QCAT can make orders that include:
- A specific contractor and timeframe for the work
- Cost apportionment (50/50 or other split if circumstances justify)
- Survey orders if boundary location is contested
- Penalties for non-compliance with the order
What to do if your neighbour ignores you
- Send a formal Notice to Contribute to Fencing Work in writing. The form is on the Queensland Government website. Use registered post or email with read receipt.
- Wait 30 days. Document any phone calls, conversations, or refusals.
- Attempt mediation through the Dispute Resolution Centre (free, government-run).
- Apply to QCAT if mediation fails.
Don’t proceed with the fence without notice and documented attempts at agreement. You’ll lose the cost-recovery claim almost automatically if you skip these steps.
Common mistakes
- Verbal agreement only. No written record = good luck enforcing it. Always written.
- Assuming the fence is on the boundary. Older fences drift. A survey ($500-$1,500) is sometimes the cheapest piece of insurance you’ll buy.
- Picking the contractor without your neighbour’s input. Even if you’re paying upfront and recovering later, neighbour-side input on the contractor often heads off later “I would have used my brother-in-law for half that” complaints.
- Forgetting about pool-fence law if a pool is involved.
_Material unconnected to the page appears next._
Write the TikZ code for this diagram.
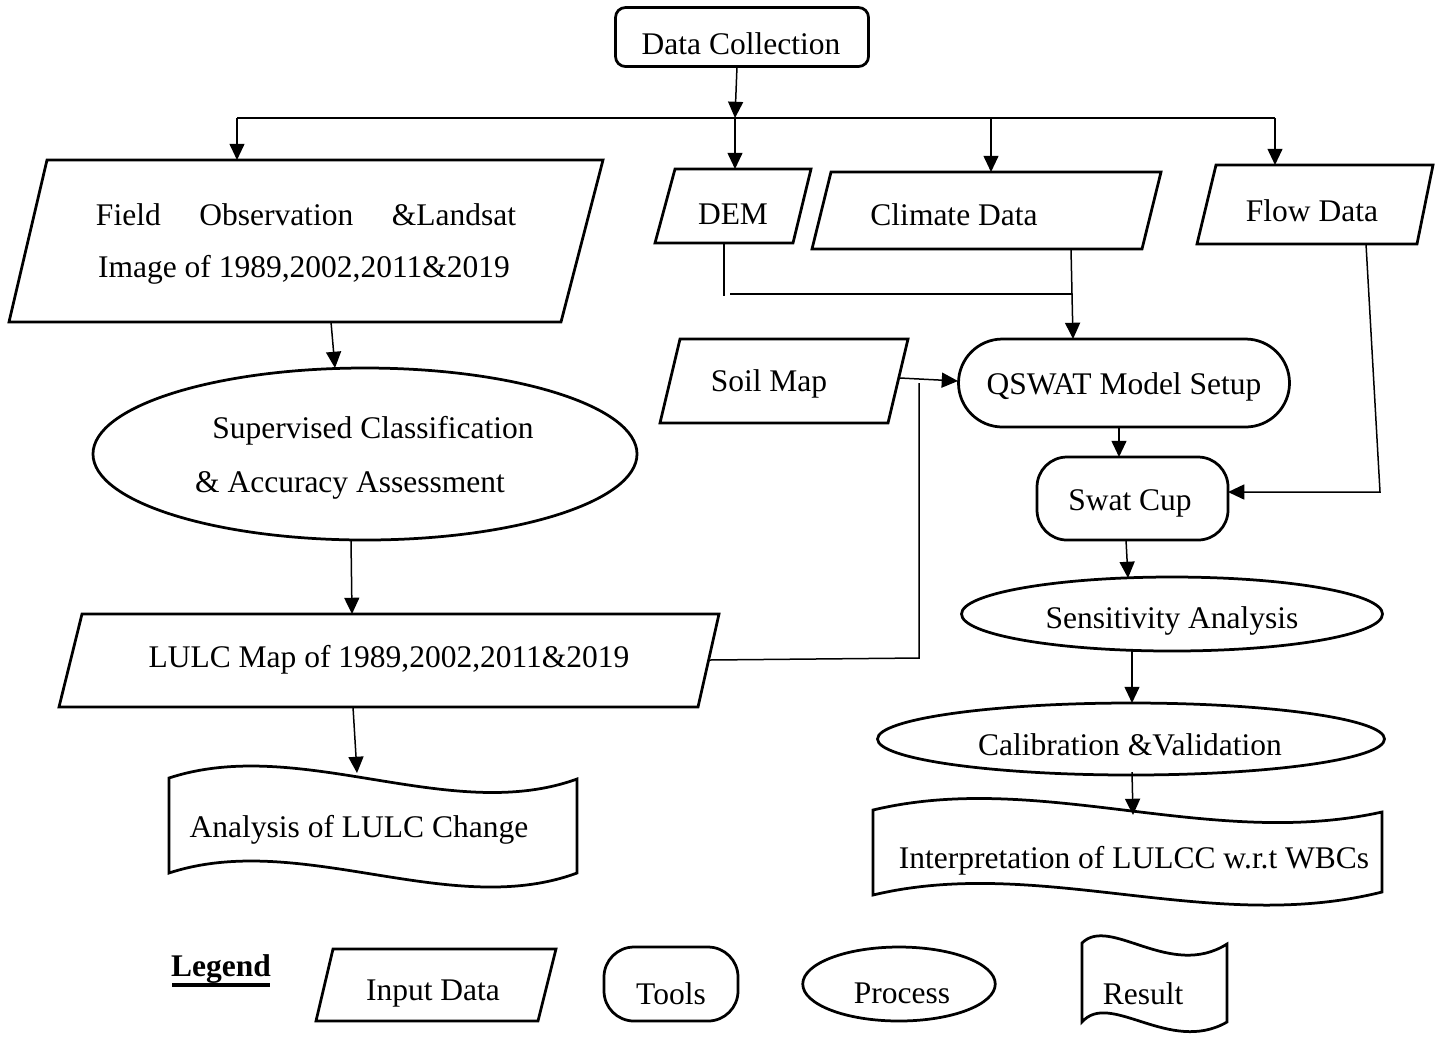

What looks like a normal boundary fence may legally need to be a pool barrier — different rules entirely.
Resources
- QCAT — Tree and fence disputes — application forms, fees, process
- Queensland Government — Dividing fences — official guide
- Dispute Resolution Centre — free mediation service before tribunal
Fence law changes. Always check the current Neighbourhood Disputes Resolution Act and QCAT guidance before starting or contesting fencing work.